In the past few years of MTJ development, the establishment of coherent tunneling has led to giant TMR of over 600% at room temperature. Thus MgO is a highly promising spin injection barrier for future semiconductor spintronics. Because of such technological importance, we study the epitaxial growth of MgO on (100)-Si by molecular beam epitaxy [1]. MgO matches Si with 4:3 cell ratio, which renders Fe to be 45° rotated relative to Si, in sharp contrast to the direct epitaxial growth of Fe on Si.
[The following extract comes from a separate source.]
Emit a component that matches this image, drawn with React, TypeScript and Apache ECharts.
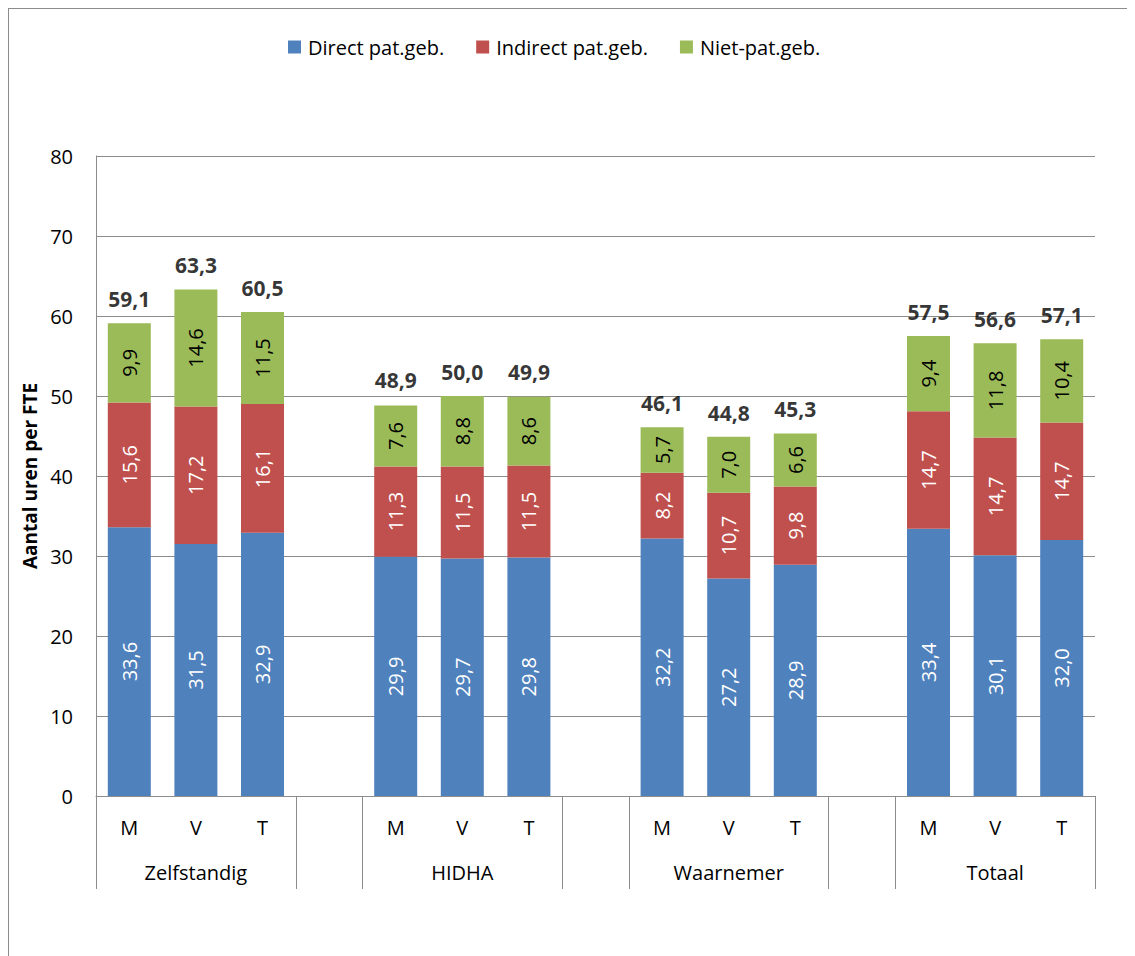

It is observed that the compressive strain from Si leads to the formation of small angle grain boundaries in MgO below 5 nm, and also affects the transport characteristics of Fe/MgO/Fe magnetic tunnel junctions formed on top. In addition, we show that by introducing oxygen vacancies in the MgO barriers of epitaxial Fe/MgO/Fe MTJs, symmetry-breaking scatterings are introduced and hence open up channels for noncoherent tunneling processes that follow the normal WKB approximation [2]. The evanescent waves inside the MgO barrier thus experience two-step tunneling: the coherent process followed by the noncoherent process, and thus lead to lower tunnel magnetoresistance, higher junction resistance, as well as increased bias and temperature dependence. The characteristic length of the symmetry scattering process was determined to be about 1.6 nm.

[1] Miao, Chang, Veenhuizen, Thiel, Seibt, Eilers, Münzenberg, Moodera, APL 93, 142511 (2008).

[2] Miao, Park, Moodera, Seibt, Eilers, Münzenberg, PRL 100, 246803 (2008).